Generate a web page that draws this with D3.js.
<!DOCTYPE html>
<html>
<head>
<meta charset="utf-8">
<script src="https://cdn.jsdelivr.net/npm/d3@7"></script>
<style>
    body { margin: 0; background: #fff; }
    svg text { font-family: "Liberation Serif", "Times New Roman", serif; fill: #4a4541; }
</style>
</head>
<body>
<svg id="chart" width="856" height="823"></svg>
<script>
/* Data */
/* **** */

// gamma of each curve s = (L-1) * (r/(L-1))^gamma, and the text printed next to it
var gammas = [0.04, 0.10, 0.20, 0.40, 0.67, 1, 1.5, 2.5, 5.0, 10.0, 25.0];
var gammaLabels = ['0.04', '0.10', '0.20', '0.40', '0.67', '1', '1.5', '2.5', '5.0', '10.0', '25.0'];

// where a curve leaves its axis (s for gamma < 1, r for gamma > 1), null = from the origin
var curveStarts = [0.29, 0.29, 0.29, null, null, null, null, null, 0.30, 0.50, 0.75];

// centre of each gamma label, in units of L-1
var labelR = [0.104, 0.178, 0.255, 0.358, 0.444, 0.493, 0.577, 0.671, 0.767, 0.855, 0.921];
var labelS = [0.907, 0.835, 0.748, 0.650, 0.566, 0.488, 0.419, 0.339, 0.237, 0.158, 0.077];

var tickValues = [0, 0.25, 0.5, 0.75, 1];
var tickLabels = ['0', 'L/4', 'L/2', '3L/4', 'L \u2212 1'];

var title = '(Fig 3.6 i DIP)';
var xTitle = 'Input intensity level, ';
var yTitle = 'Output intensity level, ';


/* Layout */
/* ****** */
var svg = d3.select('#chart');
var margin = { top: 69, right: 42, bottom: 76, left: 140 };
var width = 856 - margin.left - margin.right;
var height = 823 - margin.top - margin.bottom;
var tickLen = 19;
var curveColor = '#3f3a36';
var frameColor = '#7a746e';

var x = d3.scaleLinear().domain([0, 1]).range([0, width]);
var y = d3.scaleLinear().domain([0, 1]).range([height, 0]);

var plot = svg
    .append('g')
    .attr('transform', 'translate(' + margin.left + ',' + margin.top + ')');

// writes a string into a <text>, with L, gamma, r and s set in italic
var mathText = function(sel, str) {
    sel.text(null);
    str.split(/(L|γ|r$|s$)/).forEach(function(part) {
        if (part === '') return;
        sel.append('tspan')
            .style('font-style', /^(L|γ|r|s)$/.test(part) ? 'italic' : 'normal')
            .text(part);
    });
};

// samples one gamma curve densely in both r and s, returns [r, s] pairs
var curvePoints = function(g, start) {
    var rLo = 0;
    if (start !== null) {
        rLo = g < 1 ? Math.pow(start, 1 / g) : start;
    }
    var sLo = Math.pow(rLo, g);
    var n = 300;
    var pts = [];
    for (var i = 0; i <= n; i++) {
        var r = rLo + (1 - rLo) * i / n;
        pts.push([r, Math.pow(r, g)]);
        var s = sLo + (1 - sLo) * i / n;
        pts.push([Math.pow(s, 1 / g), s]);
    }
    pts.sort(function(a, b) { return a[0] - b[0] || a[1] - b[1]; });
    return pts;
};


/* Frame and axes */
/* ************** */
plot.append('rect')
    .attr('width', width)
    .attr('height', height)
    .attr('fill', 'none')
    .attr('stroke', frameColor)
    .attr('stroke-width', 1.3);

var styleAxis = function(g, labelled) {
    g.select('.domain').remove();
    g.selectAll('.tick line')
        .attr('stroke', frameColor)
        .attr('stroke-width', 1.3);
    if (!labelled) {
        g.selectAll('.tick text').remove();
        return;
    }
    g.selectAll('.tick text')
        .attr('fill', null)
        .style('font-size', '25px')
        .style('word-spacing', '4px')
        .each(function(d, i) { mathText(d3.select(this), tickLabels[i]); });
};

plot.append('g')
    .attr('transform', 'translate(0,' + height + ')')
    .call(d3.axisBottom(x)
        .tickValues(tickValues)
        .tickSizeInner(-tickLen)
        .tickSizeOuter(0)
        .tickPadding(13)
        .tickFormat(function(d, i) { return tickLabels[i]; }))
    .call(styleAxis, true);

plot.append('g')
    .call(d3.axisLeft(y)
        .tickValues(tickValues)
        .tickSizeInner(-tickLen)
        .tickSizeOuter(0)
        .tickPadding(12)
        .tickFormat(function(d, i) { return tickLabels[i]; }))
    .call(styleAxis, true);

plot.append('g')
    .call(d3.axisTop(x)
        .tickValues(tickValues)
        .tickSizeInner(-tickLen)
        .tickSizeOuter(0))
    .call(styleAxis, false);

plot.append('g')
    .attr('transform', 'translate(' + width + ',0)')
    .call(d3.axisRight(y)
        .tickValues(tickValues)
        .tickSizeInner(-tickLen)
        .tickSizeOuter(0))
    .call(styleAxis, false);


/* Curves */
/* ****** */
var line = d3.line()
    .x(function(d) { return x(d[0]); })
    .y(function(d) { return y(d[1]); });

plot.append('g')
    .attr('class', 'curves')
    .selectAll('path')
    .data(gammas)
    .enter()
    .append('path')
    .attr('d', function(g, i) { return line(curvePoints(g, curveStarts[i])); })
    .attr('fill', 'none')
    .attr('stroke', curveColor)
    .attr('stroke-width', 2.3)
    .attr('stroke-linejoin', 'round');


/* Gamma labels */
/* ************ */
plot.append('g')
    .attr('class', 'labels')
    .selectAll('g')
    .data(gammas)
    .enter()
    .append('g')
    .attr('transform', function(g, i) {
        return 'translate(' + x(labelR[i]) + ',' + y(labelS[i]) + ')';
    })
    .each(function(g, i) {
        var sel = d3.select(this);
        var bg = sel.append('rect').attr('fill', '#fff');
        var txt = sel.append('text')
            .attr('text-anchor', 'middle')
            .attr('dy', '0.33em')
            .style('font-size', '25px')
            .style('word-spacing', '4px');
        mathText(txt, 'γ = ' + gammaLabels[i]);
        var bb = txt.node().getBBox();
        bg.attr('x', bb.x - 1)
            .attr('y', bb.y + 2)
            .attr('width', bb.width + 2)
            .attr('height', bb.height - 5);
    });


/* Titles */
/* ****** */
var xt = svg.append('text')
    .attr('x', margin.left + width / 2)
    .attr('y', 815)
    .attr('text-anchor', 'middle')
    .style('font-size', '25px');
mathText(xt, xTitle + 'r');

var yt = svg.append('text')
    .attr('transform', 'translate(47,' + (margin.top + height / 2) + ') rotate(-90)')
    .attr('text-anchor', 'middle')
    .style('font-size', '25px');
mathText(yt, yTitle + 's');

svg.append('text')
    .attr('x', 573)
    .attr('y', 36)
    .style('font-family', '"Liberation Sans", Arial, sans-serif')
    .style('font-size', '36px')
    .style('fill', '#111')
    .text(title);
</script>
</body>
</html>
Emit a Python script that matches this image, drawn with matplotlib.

* _Work instructions_
Transcribe the entire listing above precisely.

* _Complete output_
Generate a web page that draws this with D3.js.
<!DOCTYPE html>
<html>
<head>
<meta charset="utf-8">
<script src="https://cdn.jsdelivr.net/npm/d3@7"></script>
<style>
    body { margin: 0; background: #fff; }
    svg text { font-family: "Liberation Serif", "Times New Roman", serif; fill: #4a4541; }
</style>
</head>
<body>
<svg id="chart" width="856" height="823"></svg>
<script>
/* Data */
/* **** */

// gamma of each curve s = (L-1) * (r/(L-1))^gamma, and the text printed next to it
var gammas = [0.04, 0.10, 0.20, 0.40, 0.67, 1, 1.5, 2.5, 5.0, 10.0, 25.0];
var gammaLabels = ['0.04', '0.10', '0.20', '0.40', '0.67', '1', '1.5', '2.5', '5.0', '10.0', '25.0'];

// where a curve leaves its axis (s for gamma < 1, r for gamma > 1), null = from the origin
var curveStarts = [0.29, 0.29, 0.29, null, null, null, null, null, 0.30, 0.50, 0.75];

// centre of each gamma label, in units of L-1
var labelR = [0.104, 0.178, 0.255, 0.358, 0.444, 0.493, 0.577, 0.671, 0.767, 0.855, 0.921];
var labelS = [0.907, 0.835, 0.748, 0.650, 0.566, 0.488, 0.419, 0.339, 0.237, 0.158, 0.077];

var tickValues = [0, 0.25, 0.5, 0.75, 1];
var tickLabels = ['0', 'L/4', 'L/2', '3L/4', 'L \u2212 1'];

var title = '(Fig 3.6 i DIP)';
var xTitle = 'Input intensity level, ';
var yTitle = 'Output intensity level, ';


/* Layout */
/* ****** */
var svg = d3.select('#chart');
var margin = { top: 69, right: 42, bottom: 76, left: 140 };
var width = 856 - margin.left - margin.right;
var height = 823 - margin.top - margin.bottom;
var tickLen = 19;
var curveColor = '#3f3a36';
var frameColor = '#7a746e';

var x = d3.scaleLinear().domain([0, 1]).range([0, width]);
var y = d3.scaleLinear().domain([0, 1]).range([height, 0]);

var plot = svg
    .append('g')
    .attr('transform', 'translate(' + margin.left + ',' + margin.top + ')');

// writes a string into a <text>, with L, gamma, r and s set in italic
var mathText = function(sel, str) {
    sel.text(null);
    str.split(/(L|γ|r$|s$)/).forEach(function(part) {
        if (part === '') return;
        sel.append('tspan')
            .style('font-style', /^(L|γ|r|s)$/.test(part) ? 'italic' : 'normal')
            .text(part);
    });
};

// samples one gamma curve densely in both r and s, returns [r, s] pairs
var curvePoints = function(g, start) {
    var rLo = 0;
    if (start !== null) {
        rLo = g < 1 ? Math.pow(start, 1 / g) : start;
    }
    var sLo = Math.pow(rLo, g);
    var n = 300;
    var pts = [];
    for (var i = 0; i <= n; i++) {
        var r = rLo + (1 - rLo) * i / n;
        pts.push([r, Math.pow(r, g)]);
        var s = sLo + (1 - sLo) * i / n;
        pts.push([Math.pow(s, 1 / g), s]);
    }
    pts.sort(function(a, b) { return a[0] - b[0] || a[1] - b[1]; });
    return pts;
};


/* Frame and axes */
/* ************** */
plot.append('rect')
    .attr('width', width)
    .attr('height', height)
    .attr('fill', 'none')
    .attr('stroke', frameColor)
    .attr('stroke-width', 1.3);

var styleAxis = function(g, labelled) {
    g.select('.domain').remove();
    g.selectAll('.tick line')
        .attr('stroke', frameColor)
        .attr('stroke-width', 1.3);
    if (!labelled) {
        g.selectAll('.tick text').remove();
        return;
    }
    g.selectAll('.tick text')
        .attr('fill', null)
        .style('font-size', '25px')
        .style('word-spacing', '4px')
        .each(function(d, i) { mathText(d3.select(this), tickLabels[i]); });
};

plot.append('g')
    .attr('transform', 'translate(0,' + height + ')')
    .call(d3.axisBottom(x)
        .tickValues(tickValues)
        .tickSizeInner(-tickLen)
        .tickSizeOuter(0)
        .tickPadding(13)
        .tickFormat(function(d, i) { return tickLabels[i]; }))
    .call(styleAxis, true);

plot.append('g')
    .call(d3.axisLeft(y)
        .tickValues(tickValues)
        .tickSizeInner(-tickLen)
        .tickSizeOuter(0)
        .tickPadding(12)
        .tickFormat(function(d, i) { return tickLabels[i]; }))
    .call(styleAxis, true);

plot.append('g')
    .call(d3.axisTop(x)
        .tickValues(tickValues)
        .tickSizeInner(-tickLen)
        .tickSizeOuter(0))
    .call(styleAxis, false);

plot.append('g')
    .attr('transform', 'translate(' + width + ',0)')
    .call(d3.axisRight(y)
        .tickValues(tickValues)
        .tickSizeInner(-tickLen)
        .tickSizeOuter(0))
    .call(styleAxis, false);


/* Curves */
/* ****** */
var line = d3.line()
    .x(function(d) { return x(d[0]); })
    .y(function(d) { return y(d[1]); });

plot.append('g')
    .attr('class', 'curves')
    .selectAll('path')
    .data(gammas)
    .enter()
    .append('path')
    .attr('d', function(g, i) { return line(curvePoints(g, curveStarts[i])); })
    .attr('fill', 'none')
    .attr('stroke', curveColor)
    .attr('stroke-width', 2.3)
    .attr('stroke-linejoin', 'round');


/* Gamma labels */
/* ************ */
plot.append('g')
    .attr('class', 'labels')
    .selectAll('g')
    .data(gammas)
    .enter()
    .append('g')
    .attr('transform', function(g, i) {
        return 'translate(' + x(labelR[i]) + ',' + y(labelS[i]) + ')';
    })
    .each(function(g, i) {
        var sel = d3.select(this);
        var bg = sel.append('rect').attr('fill', '#fff');
        var txt = sel.append('text')
            .attr('text-anchor', 'middle')
            .attr('dy', '0.33em')
            .style('font-size', '25px')
            .style('word-spacing', '4px');
        mathText(txt, 'γ = ' + gammaLabels[i]);
        var bb = txt.node().getBBox();
        bg.attr('x', bb.x - 1)
            .attr('y', bb.y + 2)
            .attr('width', bb.width + 2)
            .attr('height', bb.height - 5);
    });


/* Titles */
/* ****** */
var xt = svg.append('text')
    .attr('x', margin.left + width / 2)
    .attr('y', 815)
    .attr('text-anchor', 'middle')
    .style('font-size', '25px');
mathText(xt, xTitle + 'r');

var yt = svg.append('text')
    .attr('transform', 'translate(47,' + (margin.top + height / 2) + ') rotate(-90)')
    .attr('text-anchor', 'middle')
    .style('font-size', '25px');
mathText(yt, yTitle + 's');

svg.append('text')
    .attr('x', 573)
    .attr('y', 36)
    .style('font-family', '"Liberation Sans", Arial, sans-serif')
    .style('font-size', '36px')
    .style('fill', '#111')
    .text(title);
</script>
</body>
</html>
Emit a Python script that matches this image, drawn with matplotlib.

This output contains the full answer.